The decision between renting pallets through a pooling program and purchasing pallets outright is one of the most significant logistics choices a business can make. Both models have vocal advocates, and the right answer depends on your specific shipping patterns, volume, customer requirements, and operational capabilities. This guide breaks down the financials, logistics, and hidden costs of each approach so you can make an informed decision for your operation.
Pallet pooling, offered by companies like CHEP, PECO, and iGPS, works on a rental model. You pay a per-trip fee, typically 4 to 8 dollars per pallet movement, plus potential transfer fees, damage fees, and loss fees. The pooling company handles all maintenance, repair, sorting, and redistribution. You never own the pallets and do not need to manage pallet inventory, storage, or disposal. This simplicity is the primary appeal. For businesses with irregular shipping patterns, one-way shipments, or limited warehouse space for pallet storage, pooling eliminates significant operational complexity.

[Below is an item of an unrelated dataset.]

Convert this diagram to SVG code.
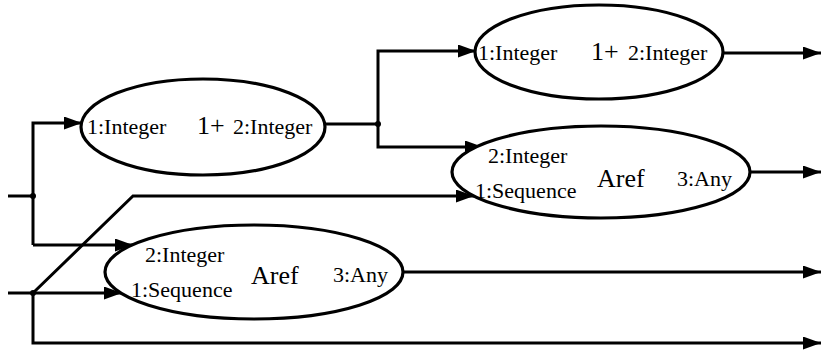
<svg xmlns="http://www.w3.org/2000/svg" width="821" height="352" viewBox="0 0 821 352">
<style>
.node ellipse{fill:#fff;stroke:#000;stroke-width:3.2}
.port{font-family:"Liberation Serif","Times New Roman",serif;font-size:22px;fill:#000}
.op{font-family:"Liberation Serif","Times New Roman",serif;font-size:26px;fill:#000}
.wire{fill:none;stroke:#000;stroke-width:3}
.arr{marker-end:url(#ah)}
</style>
<defs>
<marker id="ah" markerUnits="userSpaceOnUse" markerWidth="19" markerHeight="14" refX="18" refY="6.5" orient="auto">
<path d="M0,0 L18,6.5 L0,13 Z" fill="#000"/>
</marker>
</defs>
<rect width="821" height="352" fill="#fff"/>
<g id="connectors">
<path class="wire" d="M8,196 H33"/>
<path class="wire" d="M8,293 H33"/>
<path class="wire arr" d="M33,245 V123 H82"/>
<path class="wire arr" d="M33,245 H133"/>
<path class="wire arr" d="M33,293 H122"/>
<path class="wire arr" d="M33,293 L133,196 H474"/>
<path class="wire arr" d="M33,293 V343 H821"/>
<path class="wire" d="M325,124 H378"/>
<path class="wire arr" d="M378,124 V51 H476"/>
<path class="wire arr" d="M378,124 V147 H483"/>
<path class="wire arr" d="M723,53 H821"/>
<path class="wire arr" d="M750,172 H821"/>
<path class="wire arr" d="M403,272 H821"/>
<circle cx="33" cy="196" r="3" fill="#000"/>
<circle cx="33" cy="293" r="3" fill="#000"/>
<circle cx="378" cy="124" r="3" fill="#000"/>
</g>
<g id="inc1" class="node">
<ellipse cx="203" cy="127" rx="122" ry="48"/>
<text class="port" x="87" y="134">1:Integer</text>
<text class="op" x="197" y="134">1+</text>
<text class="port" x="233" y="134">2:Integer</text>
</g>
<g id="inc2" class="node">
<ellipse cx="599" cy="52" rx="124" ry="47"/>
<text class="port" x="478" y="60">1:Integer</text>
<text class="op" x="591" y="60">1+</text>
<text class="port" x="628" y="60">2:Integer</text>
</g>
<g id="aref1" class="node">
<ellipse cx="601" cy="172" rx="149" ry="46"/>
<text class="port" x="488" y="163">2:Integer</text>
<text class="port" x="475" y="198">1:Sequence</text>
<text class="op" x="597" y="187">Aref</text>
<text class="port" x="677" y="186">3:Any</text>
</g>
<g id="aref2" class="node">
<ellipse cx="254" cy="272" rx="149" ry="47"/>
<text class="port" x="145" y="262">2:Integer</text>
<text class="port" x="131" y="297">1:Sequence</text>
<text class="op" x="251" y="284">Aref</text>
<text class="port" x="333" y="282">3:Any</text>
</g>
</svg>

Buying pallets, whether new or recycled, gives you ownership and control. A quality recycled pallet costs 5 to 10 dollars and can be used 5 to 15 times before needing repair or replacement. The per-trip cost of owned pallets, including purchase, repair, storage, and eventual disposal, typically ranges from 0.75 to 1.50 dollars per trip. This is dramatically lower than pooling fees on a per-trip basis. However, ownership requires you to manage pallet inventory, coordinate returns from customers, arrange repairs, handle storage, and deal with end-of-life disposal or recycling. These operational costs are real and must be factored into the comparison.
The break-even analysis depends heavily on your pallet retrieval rate. If you ship to customers who reliably return pallets, purchasing is almost always more cost-effective. If your pallets go to diverse destinations with poor return logistics, the loss rate erodes your ownership economics. A general rule of thumb: if you can retrieve more than 60 to 70 percent of your pallets, buying is usually cheaper. Below that retrieval rate, pooling often wins because the pooling company's established collection network absorbs the loss risk. Many businesses find that a hybrid approach works best, purchasing pallets for predictable, high-volume lanes and using pooled pallets for less regular or one-way shipments.
Hidden costs exist in both models. Pooling programs often include fees that are not immediately obvious, including transfer fees when pallets move between participants outside the standard flow, damage charges for pallets returned in poor condition, and administrative fees for account management and reporting. On the purchasing side, hidden costs include warehouse space dedicated to empty pallet storage, labor for sorting and inspecting returned pallets, capital tied up in pallet inventory, and the management time required to run a pallet program. Request detailed fee schedules from pooling providers and build a comprehensive cost model for ownership before making your decision.